- WHAT THE TASK ASKS -
Say how many lines in the records include the string "chart", adding no other words.

** begin **

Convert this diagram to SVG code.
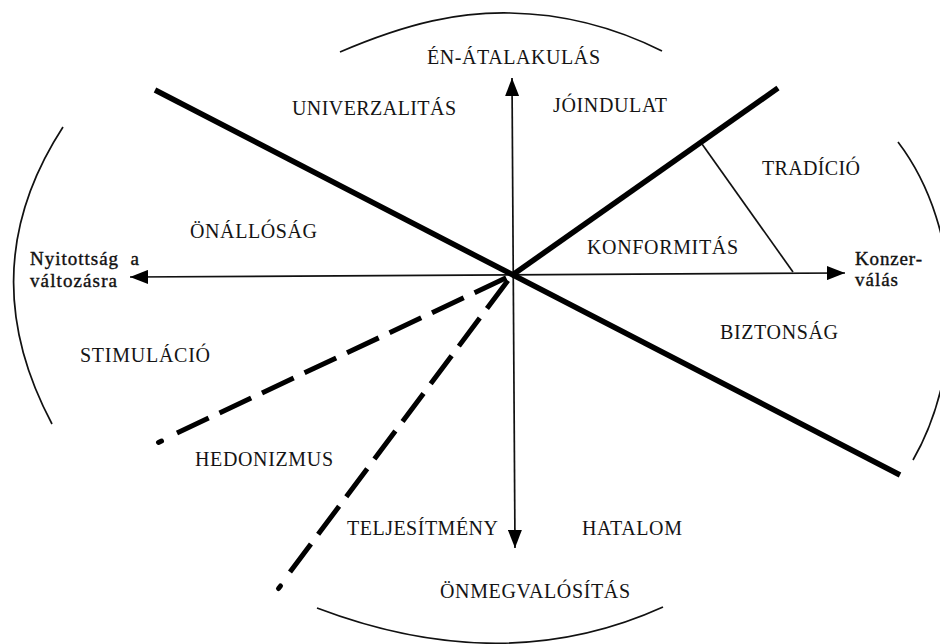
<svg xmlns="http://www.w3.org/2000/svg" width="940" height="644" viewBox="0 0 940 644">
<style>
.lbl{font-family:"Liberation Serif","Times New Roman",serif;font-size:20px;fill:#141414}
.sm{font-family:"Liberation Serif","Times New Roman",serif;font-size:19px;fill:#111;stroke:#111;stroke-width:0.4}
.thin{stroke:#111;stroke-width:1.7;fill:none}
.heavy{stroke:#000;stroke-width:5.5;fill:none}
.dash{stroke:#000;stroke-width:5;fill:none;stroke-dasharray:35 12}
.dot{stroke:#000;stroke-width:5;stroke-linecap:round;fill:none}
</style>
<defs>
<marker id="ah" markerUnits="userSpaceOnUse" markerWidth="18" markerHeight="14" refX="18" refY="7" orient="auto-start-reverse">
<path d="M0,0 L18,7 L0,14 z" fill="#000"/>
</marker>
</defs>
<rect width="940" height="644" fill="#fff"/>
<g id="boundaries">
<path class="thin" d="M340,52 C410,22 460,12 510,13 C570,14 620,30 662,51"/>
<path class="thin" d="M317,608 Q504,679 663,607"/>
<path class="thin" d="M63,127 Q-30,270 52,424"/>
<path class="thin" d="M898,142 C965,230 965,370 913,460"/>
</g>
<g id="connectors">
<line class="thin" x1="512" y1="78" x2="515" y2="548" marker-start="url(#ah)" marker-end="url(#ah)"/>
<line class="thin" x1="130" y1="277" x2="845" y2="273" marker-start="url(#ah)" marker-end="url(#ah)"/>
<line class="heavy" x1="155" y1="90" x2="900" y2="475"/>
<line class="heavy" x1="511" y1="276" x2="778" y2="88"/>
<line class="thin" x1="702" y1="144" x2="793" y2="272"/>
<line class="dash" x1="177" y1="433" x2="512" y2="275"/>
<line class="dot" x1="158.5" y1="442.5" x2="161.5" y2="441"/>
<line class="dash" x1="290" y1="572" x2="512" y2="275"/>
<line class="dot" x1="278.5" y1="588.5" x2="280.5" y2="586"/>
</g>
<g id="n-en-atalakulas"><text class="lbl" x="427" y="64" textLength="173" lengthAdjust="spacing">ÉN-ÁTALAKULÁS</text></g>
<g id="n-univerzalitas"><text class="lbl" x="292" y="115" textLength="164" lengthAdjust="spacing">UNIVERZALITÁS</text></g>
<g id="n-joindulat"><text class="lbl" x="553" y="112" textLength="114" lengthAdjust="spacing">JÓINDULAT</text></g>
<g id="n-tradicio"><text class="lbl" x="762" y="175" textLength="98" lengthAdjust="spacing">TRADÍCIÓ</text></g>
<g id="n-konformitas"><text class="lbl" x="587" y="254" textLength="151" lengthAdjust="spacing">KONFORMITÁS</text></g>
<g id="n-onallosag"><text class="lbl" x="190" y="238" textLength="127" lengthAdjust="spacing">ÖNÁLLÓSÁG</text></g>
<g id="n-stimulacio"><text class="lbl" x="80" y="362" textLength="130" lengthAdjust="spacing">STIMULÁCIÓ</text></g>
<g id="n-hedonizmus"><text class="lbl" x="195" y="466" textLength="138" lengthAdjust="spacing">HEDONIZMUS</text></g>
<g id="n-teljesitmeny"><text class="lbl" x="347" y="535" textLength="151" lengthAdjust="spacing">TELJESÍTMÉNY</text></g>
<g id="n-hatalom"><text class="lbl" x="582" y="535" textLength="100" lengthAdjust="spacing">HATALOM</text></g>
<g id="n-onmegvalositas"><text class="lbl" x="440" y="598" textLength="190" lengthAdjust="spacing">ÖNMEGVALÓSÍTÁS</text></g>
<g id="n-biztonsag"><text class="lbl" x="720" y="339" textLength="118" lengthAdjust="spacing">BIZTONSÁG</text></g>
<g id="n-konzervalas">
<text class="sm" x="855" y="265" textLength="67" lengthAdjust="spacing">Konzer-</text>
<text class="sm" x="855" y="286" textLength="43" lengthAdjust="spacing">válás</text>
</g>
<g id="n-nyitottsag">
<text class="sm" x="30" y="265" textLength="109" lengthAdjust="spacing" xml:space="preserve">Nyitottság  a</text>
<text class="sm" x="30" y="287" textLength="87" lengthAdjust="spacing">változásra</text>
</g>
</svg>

** end **
** begin **

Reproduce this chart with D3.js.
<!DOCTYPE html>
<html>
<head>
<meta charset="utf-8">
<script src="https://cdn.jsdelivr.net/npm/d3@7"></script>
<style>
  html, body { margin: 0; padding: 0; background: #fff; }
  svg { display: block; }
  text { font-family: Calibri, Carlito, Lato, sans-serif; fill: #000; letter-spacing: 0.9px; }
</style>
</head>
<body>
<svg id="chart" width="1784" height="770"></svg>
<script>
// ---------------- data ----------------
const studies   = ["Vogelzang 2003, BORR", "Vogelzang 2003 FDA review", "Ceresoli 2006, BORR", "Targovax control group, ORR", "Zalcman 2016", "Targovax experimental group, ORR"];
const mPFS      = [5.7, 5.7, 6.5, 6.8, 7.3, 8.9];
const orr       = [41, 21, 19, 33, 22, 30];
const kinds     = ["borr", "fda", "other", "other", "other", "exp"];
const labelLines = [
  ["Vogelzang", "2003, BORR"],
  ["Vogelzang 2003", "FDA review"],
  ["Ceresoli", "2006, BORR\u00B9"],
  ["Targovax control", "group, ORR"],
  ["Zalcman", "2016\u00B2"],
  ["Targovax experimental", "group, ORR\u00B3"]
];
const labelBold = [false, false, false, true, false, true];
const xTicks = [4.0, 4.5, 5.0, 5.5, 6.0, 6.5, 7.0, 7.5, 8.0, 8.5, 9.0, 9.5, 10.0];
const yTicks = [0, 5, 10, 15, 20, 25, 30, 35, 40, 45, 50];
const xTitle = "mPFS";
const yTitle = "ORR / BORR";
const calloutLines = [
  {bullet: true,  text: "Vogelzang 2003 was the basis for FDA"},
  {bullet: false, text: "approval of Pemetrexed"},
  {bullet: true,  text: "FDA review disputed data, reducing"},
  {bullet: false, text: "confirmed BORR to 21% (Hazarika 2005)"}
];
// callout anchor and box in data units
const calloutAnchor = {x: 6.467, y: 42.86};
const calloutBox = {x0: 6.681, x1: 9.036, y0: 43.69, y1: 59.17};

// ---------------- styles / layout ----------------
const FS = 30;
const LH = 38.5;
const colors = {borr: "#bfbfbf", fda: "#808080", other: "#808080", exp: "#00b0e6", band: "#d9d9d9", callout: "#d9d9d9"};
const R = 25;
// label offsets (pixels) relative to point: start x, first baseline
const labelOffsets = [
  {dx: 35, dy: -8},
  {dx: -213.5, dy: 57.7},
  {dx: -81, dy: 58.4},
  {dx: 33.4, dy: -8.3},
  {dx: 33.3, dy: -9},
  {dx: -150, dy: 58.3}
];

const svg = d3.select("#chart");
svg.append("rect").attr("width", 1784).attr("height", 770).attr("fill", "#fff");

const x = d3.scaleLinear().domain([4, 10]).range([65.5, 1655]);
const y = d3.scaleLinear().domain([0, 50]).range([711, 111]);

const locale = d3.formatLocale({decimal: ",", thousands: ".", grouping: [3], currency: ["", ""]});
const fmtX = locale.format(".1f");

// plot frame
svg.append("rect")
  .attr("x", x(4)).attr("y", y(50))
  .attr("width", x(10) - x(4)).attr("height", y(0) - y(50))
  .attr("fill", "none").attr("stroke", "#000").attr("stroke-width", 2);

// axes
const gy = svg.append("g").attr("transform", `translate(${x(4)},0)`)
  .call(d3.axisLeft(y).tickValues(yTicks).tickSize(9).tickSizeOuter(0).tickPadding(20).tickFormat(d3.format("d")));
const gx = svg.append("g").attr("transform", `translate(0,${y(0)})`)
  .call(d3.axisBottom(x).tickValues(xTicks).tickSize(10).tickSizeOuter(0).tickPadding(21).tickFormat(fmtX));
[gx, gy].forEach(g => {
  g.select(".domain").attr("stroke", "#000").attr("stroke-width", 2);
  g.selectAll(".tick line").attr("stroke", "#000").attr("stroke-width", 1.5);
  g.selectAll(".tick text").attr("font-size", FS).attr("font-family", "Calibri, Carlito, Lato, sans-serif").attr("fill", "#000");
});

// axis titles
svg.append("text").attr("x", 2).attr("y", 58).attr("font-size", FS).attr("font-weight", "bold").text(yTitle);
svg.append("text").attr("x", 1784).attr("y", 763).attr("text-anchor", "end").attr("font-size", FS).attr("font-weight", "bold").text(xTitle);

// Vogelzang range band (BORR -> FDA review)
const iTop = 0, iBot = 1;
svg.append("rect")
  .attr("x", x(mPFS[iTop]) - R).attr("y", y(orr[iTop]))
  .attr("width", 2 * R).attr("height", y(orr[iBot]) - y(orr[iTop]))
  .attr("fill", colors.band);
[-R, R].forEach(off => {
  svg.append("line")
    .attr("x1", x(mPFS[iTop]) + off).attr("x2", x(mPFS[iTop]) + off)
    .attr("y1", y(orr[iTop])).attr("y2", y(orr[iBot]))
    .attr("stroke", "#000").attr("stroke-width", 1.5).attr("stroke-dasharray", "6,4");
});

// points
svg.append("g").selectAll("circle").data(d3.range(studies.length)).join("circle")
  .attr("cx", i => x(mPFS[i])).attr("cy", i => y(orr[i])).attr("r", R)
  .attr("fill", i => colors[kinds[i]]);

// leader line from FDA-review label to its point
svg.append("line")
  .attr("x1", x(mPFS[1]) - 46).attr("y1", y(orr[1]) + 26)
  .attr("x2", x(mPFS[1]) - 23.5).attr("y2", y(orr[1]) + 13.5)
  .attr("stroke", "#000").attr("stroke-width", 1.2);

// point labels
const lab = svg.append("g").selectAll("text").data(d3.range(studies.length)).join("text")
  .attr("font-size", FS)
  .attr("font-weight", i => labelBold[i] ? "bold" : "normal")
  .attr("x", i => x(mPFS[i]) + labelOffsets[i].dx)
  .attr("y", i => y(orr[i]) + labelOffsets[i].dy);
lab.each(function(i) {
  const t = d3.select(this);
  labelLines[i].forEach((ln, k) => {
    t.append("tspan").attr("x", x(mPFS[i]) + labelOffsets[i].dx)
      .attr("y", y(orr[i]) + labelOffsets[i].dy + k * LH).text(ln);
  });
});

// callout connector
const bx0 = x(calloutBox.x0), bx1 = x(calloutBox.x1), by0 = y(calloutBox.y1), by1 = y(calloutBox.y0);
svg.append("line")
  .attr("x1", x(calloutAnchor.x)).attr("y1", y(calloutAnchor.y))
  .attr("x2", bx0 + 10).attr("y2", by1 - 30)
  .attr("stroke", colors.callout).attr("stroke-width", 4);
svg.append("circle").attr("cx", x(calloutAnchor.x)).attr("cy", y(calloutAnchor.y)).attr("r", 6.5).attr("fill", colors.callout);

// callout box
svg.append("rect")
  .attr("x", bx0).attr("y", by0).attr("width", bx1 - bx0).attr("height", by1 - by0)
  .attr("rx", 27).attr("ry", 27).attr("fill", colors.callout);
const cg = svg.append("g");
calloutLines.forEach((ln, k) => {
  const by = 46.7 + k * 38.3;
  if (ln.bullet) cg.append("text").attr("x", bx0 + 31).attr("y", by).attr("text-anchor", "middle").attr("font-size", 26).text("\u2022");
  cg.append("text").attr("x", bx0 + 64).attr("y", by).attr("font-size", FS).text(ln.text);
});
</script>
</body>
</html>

** end **
** begin **

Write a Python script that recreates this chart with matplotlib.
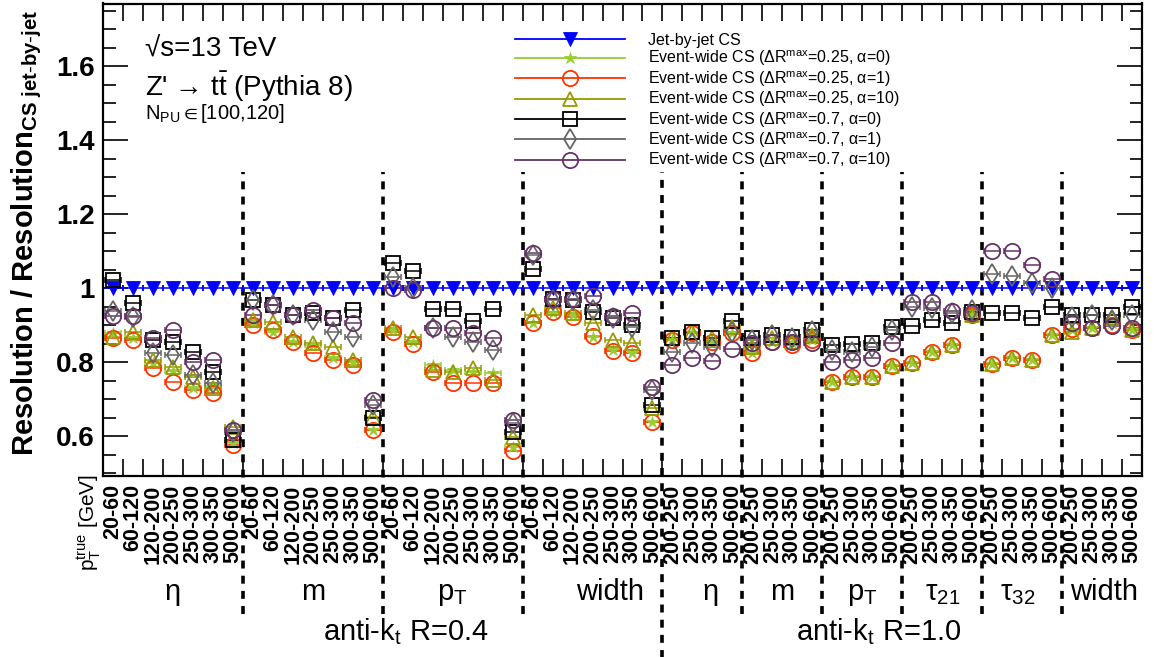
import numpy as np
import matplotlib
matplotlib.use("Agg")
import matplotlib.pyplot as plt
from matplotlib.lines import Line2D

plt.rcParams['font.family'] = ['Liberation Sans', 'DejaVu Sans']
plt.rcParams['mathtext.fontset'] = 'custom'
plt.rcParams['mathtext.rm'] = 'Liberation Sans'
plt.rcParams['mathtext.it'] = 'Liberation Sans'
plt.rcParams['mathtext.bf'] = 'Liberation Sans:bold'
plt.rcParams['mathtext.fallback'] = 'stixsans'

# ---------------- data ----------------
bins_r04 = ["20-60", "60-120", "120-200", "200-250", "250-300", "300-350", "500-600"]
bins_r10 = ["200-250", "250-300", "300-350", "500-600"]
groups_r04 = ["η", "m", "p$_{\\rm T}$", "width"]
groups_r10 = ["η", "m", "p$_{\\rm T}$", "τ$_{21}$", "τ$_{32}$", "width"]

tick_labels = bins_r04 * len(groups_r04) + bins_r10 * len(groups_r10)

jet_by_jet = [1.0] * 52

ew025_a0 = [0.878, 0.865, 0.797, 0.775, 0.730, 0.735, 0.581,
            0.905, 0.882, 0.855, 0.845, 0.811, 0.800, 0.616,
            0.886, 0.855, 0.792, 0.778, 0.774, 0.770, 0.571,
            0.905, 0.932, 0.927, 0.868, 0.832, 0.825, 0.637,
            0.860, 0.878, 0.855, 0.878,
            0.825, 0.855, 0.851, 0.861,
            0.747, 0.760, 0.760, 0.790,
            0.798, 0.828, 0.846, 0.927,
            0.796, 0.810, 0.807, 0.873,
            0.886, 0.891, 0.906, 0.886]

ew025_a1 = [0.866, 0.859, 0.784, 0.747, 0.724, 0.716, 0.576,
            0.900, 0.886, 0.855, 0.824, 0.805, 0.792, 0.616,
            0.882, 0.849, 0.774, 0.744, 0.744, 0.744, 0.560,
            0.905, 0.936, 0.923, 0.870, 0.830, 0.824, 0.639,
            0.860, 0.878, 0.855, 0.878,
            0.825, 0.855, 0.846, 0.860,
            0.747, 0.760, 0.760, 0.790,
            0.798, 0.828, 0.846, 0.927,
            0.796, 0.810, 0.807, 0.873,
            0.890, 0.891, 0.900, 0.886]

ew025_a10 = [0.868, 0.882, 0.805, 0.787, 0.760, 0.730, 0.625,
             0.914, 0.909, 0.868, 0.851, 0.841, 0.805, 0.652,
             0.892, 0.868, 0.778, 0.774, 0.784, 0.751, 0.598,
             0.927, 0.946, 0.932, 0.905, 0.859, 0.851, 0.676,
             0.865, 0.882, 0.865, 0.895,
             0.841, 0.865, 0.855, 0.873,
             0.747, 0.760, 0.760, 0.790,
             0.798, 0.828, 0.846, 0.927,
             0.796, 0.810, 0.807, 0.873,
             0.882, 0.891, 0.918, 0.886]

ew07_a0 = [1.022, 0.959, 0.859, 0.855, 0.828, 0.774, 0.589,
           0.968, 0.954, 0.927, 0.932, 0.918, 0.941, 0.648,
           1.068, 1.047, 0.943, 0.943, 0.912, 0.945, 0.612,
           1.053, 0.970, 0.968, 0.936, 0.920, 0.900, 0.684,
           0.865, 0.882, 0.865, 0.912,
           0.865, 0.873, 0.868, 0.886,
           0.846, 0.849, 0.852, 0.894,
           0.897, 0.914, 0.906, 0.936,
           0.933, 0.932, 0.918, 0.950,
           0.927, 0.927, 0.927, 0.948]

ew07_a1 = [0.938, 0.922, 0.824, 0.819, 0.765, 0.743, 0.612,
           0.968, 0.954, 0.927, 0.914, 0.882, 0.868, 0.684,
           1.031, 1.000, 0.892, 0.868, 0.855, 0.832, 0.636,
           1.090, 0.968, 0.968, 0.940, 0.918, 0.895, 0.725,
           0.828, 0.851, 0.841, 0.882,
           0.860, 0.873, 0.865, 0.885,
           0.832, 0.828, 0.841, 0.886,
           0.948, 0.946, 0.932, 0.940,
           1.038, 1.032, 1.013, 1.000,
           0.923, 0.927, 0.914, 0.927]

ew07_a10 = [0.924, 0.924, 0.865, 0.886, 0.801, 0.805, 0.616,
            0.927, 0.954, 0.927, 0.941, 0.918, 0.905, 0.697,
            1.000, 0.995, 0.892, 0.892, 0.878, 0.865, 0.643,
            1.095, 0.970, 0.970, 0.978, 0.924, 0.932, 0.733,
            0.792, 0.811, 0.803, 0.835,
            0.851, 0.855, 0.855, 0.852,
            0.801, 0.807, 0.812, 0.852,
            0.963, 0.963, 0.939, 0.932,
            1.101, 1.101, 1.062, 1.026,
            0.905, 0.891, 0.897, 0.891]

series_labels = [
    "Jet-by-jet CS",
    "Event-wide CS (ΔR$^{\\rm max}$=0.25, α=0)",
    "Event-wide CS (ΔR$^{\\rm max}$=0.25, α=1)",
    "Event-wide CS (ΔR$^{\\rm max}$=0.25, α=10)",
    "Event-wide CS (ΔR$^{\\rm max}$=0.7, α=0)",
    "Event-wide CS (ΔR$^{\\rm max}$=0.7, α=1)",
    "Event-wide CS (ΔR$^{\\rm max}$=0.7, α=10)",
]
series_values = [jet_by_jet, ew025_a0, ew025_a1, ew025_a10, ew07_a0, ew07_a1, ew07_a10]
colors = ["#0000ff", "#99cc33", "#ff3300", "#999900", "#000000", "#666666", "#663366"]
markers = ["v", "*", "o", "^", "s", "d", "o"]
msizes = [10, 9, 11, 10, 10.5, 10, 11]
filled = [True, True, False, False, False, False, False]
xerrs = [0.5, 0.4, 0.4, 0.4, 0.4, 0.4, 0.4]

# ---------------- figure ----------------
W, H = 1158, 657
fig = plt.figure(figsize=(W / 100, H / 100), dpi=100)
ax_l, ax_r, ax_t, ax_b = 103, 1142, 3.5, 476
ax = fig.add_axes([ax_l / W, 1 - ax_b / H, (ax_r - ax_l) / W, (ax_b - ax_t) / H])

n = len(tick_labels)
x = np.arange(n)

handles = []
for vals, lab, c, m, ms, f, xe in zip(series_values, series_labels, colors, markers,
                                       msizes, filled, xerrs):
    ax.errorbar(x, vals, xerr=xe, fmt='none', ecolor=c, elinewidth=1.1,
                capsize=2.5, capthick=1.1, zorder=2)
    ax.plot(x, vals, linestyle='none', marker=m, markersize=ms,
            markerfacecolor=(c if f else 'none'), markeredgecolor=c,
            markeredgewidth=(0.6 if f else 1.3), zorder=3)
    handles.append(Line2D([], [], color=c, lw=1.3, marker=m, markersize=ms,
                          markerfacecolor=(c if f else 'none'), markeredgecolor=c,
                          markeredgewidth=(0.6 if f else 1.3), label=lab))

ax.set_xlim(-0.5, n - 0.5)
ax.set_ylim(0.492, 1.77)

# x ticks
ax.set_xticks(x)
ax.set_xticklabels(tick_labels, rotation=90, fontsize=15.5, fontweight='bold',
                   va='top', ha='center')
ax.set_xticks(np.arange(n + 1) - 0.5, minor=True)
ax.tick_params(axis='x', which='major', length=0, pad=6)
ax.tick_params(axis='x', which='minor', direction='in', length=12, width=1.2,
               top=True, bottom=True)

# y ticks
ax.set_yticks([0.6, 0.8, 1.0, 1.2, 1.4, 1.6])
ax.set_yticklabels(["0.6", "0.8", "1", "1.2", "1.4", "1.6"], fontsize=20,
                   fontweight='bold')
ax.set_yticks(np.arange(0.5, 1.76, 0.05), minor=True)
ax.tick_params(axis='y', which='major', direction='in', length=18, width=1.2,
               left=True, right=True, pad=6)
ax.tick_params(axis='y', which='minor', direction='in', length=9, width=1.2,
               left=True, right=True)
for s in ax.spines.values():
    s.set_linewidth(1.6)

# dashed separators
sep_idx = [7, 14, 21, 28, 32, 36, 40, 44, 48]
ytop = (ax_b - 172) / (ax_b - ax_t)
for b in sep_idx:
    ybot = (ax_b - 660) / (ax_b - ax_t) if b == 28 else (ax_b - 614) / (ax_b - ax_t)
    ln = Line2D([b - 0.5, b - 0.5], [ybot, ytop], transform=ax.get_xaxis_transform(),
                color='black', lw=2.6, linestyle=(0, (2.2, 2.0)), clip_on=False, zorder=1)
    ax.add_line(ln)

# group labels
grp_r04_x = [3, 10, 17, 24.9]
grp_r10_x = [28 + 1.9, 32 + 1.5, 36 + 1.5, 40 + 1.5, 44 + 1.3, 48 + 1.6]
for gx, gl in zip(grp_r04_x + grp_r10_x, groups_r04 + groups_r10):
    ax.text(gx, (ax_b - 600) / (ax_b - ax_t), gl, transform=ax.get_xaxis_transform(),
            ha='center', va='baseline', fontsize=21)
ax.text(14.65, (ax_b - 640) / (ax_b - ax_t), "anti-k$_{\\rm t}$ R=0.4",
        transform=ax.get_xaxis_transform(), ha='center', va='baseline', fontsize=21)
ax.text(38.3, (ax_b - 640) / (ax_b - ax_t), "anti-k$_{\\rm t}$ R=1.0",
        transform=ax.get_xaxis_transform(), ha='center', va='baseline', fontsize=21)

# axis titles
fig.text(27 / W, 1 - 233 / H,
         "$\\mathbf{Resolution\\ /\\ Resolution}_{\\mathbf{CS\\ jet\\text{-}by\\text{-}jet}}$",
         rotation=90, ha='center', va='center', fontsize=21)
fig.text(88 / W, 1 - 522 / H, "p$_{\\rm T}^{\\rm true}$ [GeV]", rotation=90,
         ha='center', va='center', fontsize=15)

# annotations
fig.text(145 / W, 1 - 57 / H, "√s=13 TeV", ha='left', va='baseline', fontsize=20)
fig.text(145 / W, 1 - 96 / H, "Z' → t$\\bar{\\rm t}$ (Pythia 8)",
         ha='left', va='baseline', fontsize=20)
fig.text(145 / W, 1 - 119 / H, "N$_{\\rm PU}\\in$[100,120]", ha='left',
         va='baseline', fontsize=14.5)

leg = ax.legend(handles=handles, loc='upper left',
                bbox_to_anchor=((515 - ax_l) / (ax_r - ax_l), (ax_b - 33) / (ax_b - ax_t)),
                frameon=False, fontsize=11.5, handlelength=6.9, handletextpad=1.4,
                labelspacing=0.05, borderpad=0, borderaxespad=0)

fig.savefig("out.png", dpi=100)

** end **

- FINISHED ANSWER -
4